INSERT INTO docks ( geom, good )
VALUES ('LINESTRING (140 230, 150 250, 210 230)',true);
To include this case in the set of “legal” docks, change the relate pattern in the query. In particular, the intersection of the dock interior and lake boundary can now be either 1 (the new case) or F (the original case). To identify this case, use the “*” catchall in the pattern.
The resulting SQL is as follows:
SELECT docks.*
FROM docks JOIN lakes ON ST_Intersects(docks.geom, lakes.geom)

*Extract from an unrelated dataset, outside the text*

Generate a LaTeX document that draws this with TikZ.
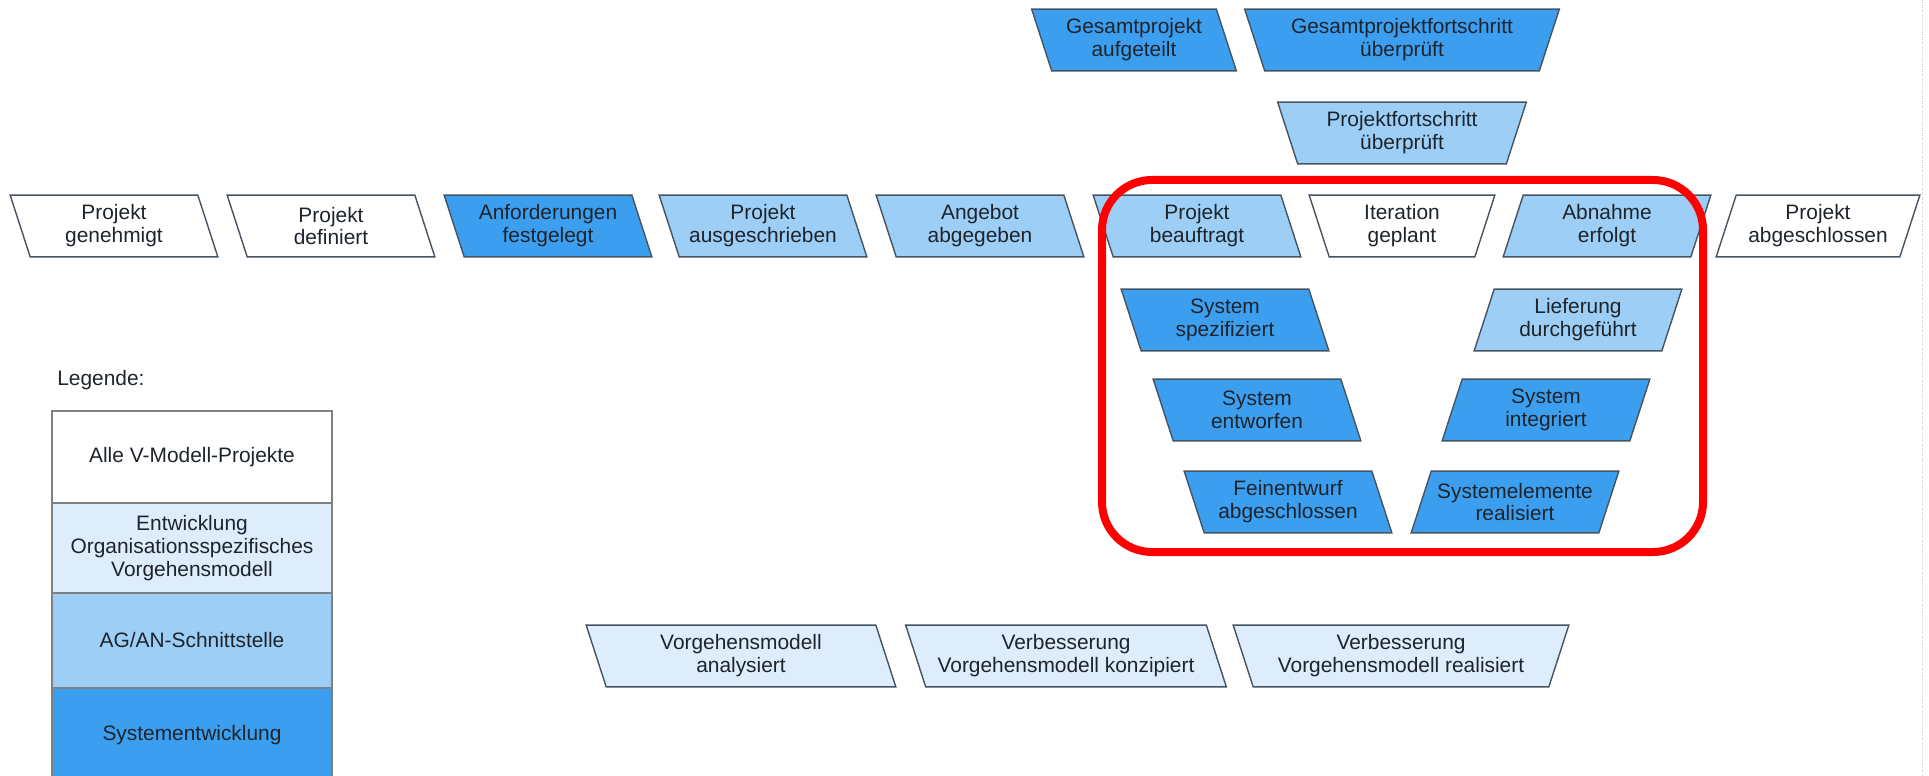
\documentclass[tikz,border=0pt]{standalone}
\usepackage{fontspec}
\setmainfont{Liberation Sans}
\usetikzlibrary{backgrounds}
\definecolor{sysblue}{RGB}{60,158,238}
\definecolor{agblue}{RGB}{156,206,246}
\definecolor{orgblue}{RGB}{221,237,251}
\definecolor{edge}{RGB}{70,84,98}
\definecolor{ink}{RGB}{30,36,44}

\begin{document}
\begin{tikzpicture}
  [x=0.02cm,y=-0.02cm,
   every node/.style={align=center,inner sep=0pt,text=ink,font=\fontsize{11.9}{13}\selectfont,
     minimum width=3.74cm,minimum height=1.22cm},
   frame/.style={draw=edge,line width=0.8pt},
   legend/.style={draw=gray,line width=0.8pt,minimum width=5.6cm}]
  \useasboundingbox (0,0) rectangle (1929,776);

  % gesamtprojekt
  \node[minimum width=3.68cm] (aufgeteilt) at (1134,40) {Gesamtprojekt\\aufgeteilt};
  \node[minimum width=5.88cm] (gesamtgeprueft) at (1402,40) {Gesamtprojektfortschritt\\überprüft};
  \node[minimum width=4.56cm] (geprueft) at (1402,133) {Projektfortschritt\\überprüft};

  % main row
  \node (genehmigt) at (114,226) {Projekt\\genehmigt};
  \node (definiert) at (331,226) {Projekt\\definiert};
  \node (festgelegt) at (548,226) {Anforderungen\\festgelegt};
  \node (ausgeschrieben) at (763,226) {Projekt\\ausgeschrieben};
  \node (abgegeben) at (980,226) {Angebot\\abgegeben};
  \node (beauftragt) at (1197,226) {Projekt\\beauftragt};
  \node[minimum width=3.3cm] (geplant) at (1402,226) {Iteration\\geplant};
  \node (erfolgt) at (1607,226) {Abnahme\\erfolgt};
  \node[minimum width=3.66cm] (abgeschlossen) at (1818,226) {Projekt\\abgeschlossen};

  % the V
  \node (spezifiziert) at (1225,320) {System\\spezifiziert};
  \node (durchgefuehrt) at (1578,320) {Lieferung\\durchgeführt};
  \node (entworfen) at (1257,410) {System\\entworfen};
  \node (integriert) at (1546,410) {System\\integriert};
  \node (feinentwurf) at (1288,502) {Feinentwurf\\abgeschlossen};
  \node (realisiert) at (1515,502) {Systemelemente\\realisiert};

  % organisation
  \node[minimum width=5.78cm] (analysiert) at (741,656) {Vorgehensmodell\\analysiert};
  \node[minimum width=6cm] (konzipiert) at (1066,656) {Verbesserung\\Vorgehensmodell konzipiert};
  \node[minimum width=6.3cm] (vmrealisiert) at (1401,656) {Verbesserung\\Vorgehensmodell realisiert};

  \begin{scope}[on background layer]
  \foreach \n/\c/\a/\b in {aufgeteilt/sysblue/-1/-1, gesamtgeprueft/sysblue/-1/1, geprueft/agblue/-1/1,
      genehmigt/white/-1/-1, definiert/white/-1/-1, festgelegt/sysblue/-1/-1,
      ausgeschrieben/agblue/-1/-1, abgegeben/agblue/-1/-1, beauftragt/agblue/-1/-1,
      geplant/white/-1/1, erfolgt/agblue/1/1, abgeschlossen/white/1/1,
      spezifiziert/sysblue/-1/-1, durchgefuehrt/agblue/1/1, entworfen/sysblue/-1/-1,
      integriert/sysblue/1/1, feinentwurf/sysblue/-1/-1, realisiert/sysblue/1/1,
      analysiert/orgblue/-1/-1, konzipiert/orgblue/-1/-1, vmrealisiert/orgblue/-1/1}
    \draw[frame,fill=\c] ([xshift=\a*0.2cm]\n.north west) -- ([xshift=\b*0.2cm]\n.north east)
      -- ([xshift=-(\b)*0.2cm]\n.south east) -- ([xshift=-(\a)*0.2cm]\n.south west) -- cycle;
  \end{scope}

  % legend
  \node[anchor=west,minimum width=0pt,minimum height=0pt] (legende) at (57,380) {Legende:};
  \node[legend,fill=white,minimum height=1.84cm] (alle) at (192,457) {Alle V-Modell-Projekte};
  \node[legend,fill=orgblue,minimum height=1.8cm] (orga) at (192,548) {Entwicklung\\Organisationsspezifisches\\Vorgehensmodell};
  \node[legend,fill=agblue,minimum height=1.9cm] (agan) at (192,640.5) {AG/AN-Schnittstelle};
  \node[legend,fill=sysblue,minimum height=1.9cm] (system) at (192,735.5) {Systementwicklung};

  \draw[gray!40,densely dotted] (1922,0) -- (1922,776);
  \draw[red,line width=0.16cm,rounded corners=1cm] (1102,180) rectangle (1703,552);
\end{tikzpicture}
\end{document}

WHERE ST_Relate(docks.geom, lakes.geom, '1*F00F212');
This will identify all three valid docks.
Data quality testing¶
TIGER (Topologically Integrated Geographic Encoding and Referencing) census data is quality controlled according to strict data model rules. For example, no census block should overlap any other census block.
The following SQL command will test for any overlaps. The matrix value (‘2********’) represents an overlap of two interiors.
SELECT a.gid, b.gid
FROM nyc_census_blocks a, nyc_census_blocks b
WHERE ST_Intersects(a.the_geom, b.the_geom)
AND ST_Relate(a.the_geom, b.the_geom, '2********')
AND a.gid != b.gid
LIMIT 10;
This returns 0, confirming the data is clean and no overlaps were detected.
Similarly, the TIGER data model also requires all roads data to be end-noded, which means intersections only occur at the ends of each street, not at the mid-points.
To test for this data model error, search for streets that intersect, using a join operation, but where the intersection between the boundaries is not zero-dimensional (the end points don’t touch).
SELECT a.gid, b.gid
FROM nyc_streets a, nyc_streets b
WHERE ST_Intersects(a.the_geom, b.the_geom)
AND NOT ST_Relate(a.the_geom, b.the_geom, '****0****')
AND a.gid != b.gid
LIMIT 10;
If the result indicates the end points do not intersect, the data is not end-noded and violates the census data model rules.